PROVIDED DATA |
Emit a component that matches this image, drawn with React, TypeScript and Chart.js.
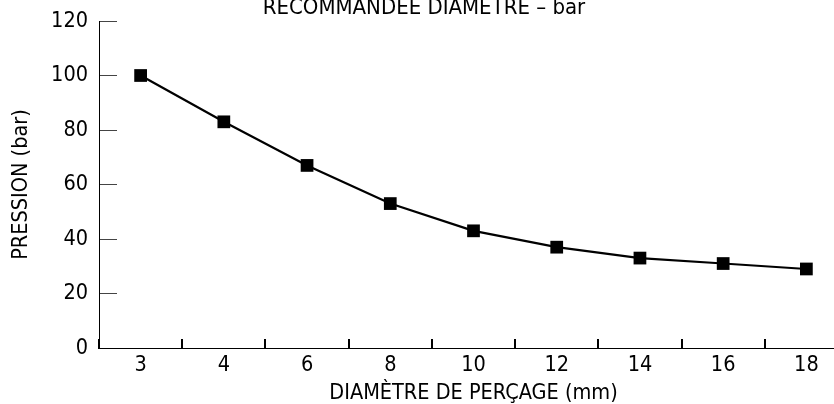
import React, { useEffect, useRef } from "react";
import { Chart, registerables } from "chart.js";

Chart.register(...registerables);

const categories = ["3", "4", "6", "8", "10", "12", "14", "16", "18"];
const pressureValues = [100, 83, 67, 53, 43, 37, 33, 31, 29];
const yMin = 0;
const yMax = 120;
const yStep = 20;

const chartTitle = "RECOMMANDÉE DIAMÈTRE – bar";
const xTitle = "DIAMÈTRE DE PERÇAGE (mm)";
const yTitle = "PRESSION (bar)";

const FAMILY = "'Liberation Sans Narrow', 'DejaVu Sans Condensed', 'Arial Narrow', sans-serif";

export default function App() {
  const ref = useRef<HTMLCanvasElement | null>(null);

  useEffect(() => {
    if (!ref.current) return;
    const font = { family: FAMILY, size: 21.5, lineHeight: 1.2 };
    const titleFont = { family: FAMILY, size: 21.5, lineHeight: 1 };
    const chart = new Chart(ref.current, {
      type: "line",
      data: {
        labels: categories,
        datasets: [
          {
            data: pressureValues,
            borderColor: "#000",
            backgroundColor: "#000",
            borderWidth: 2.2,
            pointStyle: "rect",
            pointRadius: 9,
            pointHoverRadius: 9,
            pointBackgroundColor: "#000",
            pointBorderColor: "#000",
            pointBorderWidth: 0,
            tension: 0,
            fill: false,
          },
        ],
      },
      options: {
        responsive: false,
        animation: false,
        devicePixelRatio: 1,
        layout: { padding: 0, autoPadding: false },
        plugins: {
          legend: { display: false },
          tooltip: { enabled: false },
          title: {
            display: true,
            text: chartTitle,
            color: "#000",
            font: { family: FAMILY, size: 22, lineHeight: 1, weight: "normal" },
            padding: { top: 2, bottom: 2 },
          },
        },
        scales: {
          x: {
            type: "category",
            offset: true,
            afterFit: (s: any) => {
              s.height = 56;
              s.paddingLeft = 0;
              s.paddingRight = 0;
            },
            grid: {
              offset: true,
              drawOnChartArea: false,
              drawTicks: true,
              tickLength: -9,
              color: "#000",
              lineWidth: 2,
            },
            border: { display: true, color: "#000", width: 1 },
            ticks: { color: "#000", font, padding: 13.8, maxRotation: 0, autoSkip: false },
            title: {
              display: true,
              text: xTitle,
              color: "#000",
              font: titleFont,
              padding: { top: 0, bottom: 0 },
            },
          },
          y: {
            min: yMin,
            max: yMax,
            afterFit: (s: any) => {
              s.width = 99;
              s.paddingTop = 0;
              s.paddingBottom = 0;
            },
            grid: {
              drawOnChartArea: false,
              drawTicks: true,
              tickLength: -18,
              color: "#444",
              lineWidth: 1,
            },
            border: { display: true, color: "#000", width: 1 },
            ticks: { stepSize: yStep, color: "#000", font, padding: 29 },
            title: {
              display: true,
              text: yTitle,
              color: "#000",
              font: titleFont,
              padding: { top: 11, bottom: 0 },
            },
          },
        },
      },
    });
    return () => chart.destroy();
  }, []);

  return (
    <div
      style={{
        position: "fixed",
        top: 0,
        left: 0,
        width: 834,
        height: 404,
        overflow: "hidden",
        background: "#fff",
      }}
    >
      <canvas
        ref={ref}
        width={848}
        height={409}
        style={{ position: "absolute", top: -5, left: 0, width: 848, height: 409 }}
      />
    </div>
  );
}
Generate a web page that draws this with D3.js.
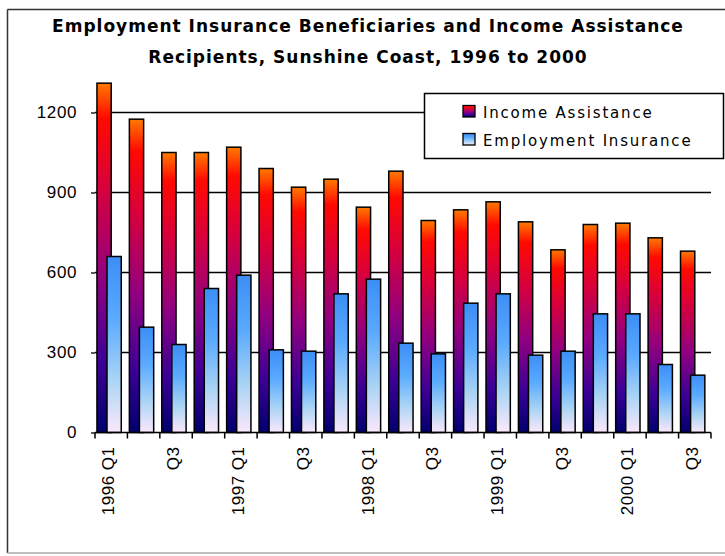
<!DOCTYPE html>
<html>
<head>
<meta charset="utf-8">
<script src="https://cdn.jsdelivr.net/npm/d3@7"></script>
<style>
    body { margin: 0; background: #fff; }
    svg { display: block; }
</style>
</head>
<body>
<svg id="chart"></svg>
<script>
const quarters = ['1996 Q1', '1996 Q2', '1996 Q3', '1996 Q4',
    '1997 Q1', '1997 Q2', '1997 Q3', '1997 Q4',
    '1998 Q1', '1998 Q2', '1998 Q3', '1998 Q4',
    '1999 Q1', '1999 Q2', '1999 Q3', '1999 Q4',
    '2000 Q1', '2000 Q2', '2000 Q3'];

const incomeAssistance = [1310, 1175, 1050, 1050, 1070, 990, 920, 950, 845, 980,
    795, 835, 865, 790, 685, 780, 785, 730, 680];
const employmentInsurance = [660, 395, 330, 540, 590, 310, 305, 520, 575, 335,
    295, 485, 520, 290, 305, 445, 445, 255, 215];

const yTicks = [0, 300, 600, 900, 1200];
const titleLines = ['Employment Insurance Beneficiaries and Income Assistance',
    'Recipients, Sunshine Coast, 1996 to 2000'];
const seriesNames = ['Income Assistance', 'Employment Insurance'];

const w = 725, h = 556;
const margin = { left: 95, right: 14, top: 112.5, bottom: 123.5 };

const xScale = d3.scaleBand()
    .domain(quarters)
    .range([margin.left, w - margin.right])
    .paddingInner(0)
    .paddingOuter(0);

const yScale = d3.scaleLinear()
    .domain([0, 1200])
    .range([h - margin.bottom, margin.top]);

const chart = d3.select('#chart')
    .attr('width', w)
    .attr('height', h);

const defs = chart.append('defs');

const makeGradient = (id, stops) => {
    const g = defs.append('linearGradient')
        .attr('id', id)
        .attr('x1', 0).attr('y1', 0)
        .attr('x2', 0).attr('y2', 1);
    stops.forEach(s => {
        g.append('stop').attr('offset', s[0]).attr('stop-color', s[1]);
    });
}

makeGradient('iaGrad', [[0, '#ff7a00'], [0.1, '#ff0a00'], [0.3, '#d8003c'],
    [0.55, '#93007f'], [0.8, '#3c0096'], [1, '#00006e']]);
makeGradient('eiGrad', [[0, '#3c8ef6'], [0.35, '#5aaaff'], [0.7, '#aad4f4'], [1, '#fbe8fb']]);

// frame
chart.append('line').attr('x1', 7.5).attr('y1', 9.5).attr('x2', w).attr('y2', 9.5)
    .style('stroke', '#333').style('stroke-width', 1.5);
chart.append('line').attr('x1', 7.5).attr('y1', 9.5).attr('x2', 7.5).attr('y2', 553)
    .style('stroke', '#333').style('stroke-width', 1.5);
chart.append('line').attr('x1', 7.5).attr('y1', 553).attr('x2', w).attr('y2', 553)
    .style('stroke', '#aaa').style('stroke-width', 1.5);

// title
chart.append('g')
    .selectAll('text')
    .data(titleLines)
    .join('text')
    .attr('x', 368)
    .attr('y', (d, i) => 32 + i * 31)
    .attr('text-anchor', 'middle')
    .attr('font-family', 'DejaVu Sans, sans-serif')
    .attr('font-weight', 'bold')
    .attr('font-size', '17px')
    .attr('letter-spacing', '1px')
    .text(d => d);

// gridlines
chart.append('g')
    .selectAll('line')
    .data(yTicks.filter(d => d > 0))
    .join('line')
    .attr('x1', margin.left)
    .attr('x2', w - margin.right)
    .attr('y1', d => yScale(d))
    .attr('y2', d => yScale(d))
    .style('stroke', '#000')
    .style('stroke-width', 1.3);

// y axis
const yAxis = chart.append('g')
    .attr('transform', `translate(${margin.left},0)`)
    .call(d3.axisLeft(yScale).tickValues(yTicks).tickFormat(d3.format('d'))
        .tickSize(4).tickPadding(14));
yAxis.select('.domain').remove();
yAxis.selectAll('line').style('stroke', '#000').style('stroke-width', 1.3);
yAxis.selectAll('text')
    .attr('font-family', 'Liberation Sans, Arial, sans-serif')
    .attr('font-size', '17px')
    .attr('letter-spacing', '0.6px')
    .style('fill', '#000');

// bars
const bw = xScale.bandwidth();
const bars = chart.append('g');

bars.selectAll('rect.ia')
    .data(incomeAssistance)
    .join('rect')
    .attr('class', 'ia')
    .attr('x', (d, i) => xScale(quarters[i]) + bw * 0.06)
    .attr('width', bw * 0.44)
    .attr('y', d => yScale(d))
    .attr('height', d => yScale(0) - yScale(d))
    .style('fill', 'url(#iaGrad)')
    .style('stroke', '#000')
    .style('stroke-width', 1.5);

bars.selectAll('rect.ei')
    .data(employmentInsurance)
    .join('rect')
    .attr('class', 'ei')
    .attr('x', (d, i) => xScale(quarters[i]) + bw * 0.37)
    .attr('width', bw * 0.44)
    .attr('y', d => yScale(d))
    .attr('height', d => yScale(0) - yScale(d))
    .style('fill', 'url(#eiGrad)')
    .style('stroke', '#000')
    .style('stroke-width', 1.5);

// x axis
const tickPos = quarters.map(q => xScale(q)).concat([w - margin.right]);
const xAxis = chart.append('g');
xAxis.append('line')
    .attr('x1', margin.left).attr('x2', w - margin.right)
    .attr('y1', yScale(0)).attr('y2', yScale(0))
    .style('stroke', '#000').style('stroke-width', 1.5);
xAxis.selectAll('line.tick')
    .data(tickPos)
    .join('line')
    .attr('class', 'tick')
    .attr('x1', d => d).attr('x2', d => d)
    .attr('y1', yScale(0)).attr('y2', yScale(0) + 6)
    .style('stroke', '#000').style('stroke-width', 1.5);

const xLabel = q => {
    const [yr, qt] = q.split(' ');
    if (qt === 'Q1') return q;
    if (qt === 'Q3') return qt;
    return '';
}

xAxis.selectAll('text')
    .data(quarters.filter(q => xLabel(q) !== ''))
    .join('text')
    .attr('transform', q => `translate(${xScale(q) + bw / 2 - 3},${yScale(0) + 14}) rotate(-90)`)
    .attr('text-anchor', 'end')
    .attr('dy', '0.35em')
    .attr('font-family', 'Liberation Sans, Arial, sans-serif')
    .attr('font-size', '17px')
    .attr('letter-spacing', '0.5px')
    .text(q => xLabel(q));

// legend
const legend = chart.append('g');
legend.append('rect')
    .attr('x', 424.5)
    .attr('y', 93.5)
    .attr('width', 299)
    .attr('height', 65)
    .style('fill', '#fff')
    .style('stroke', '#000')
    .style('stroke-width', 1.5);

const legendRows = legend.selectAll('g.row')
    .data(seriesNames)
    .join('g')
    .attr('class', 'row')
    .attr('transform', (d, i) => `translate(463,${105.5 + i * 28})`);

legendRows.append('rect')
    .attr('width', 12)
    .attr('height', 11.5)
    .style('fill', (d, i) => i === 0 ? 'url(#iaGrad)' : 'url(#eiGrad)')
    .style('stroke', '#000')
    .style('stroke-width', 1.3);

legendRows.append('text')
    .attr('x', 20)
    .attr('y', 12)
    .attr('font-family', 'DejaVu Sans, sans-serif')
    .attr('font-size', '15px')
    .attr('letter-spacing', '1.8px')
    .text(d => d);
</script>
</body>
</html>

TASK STATEMENT | Your task is to reproduce only the lines from the one with "Generate a web" through the one with "Q2', '2000 Q3'];", keeping both ends. Skip every picture.

REPLY TO THE TASK |
Generate a web page that draws this with D3.js.
<!DOCTYPE html>
<html>
<head>
<meta charset="utf-8">
<script src="https://cdn.jsdelivr.net/npm/d3@7"></script>
<style>
    body { margin: 0; background: #fff; }
    svg { display: block; }
</style>
</head>
<body>
<svg id="chart"></svg>
<script>
const quarters = ['1996 Q1', '1996 Q2', '1996 Q3', '1996 Q4',
    '1997 Q1', '1997 Q2', '1997 Q3', '1997 Q4',
    '1998 Q1', '1998 Q2', '1998 Q3', '1998 Q4',
    '1999 Q1', '1999 Q2', '1999 Q3', '1999 Q4',
    '2000 Q1', '2000 Q2', '2000 Q3'];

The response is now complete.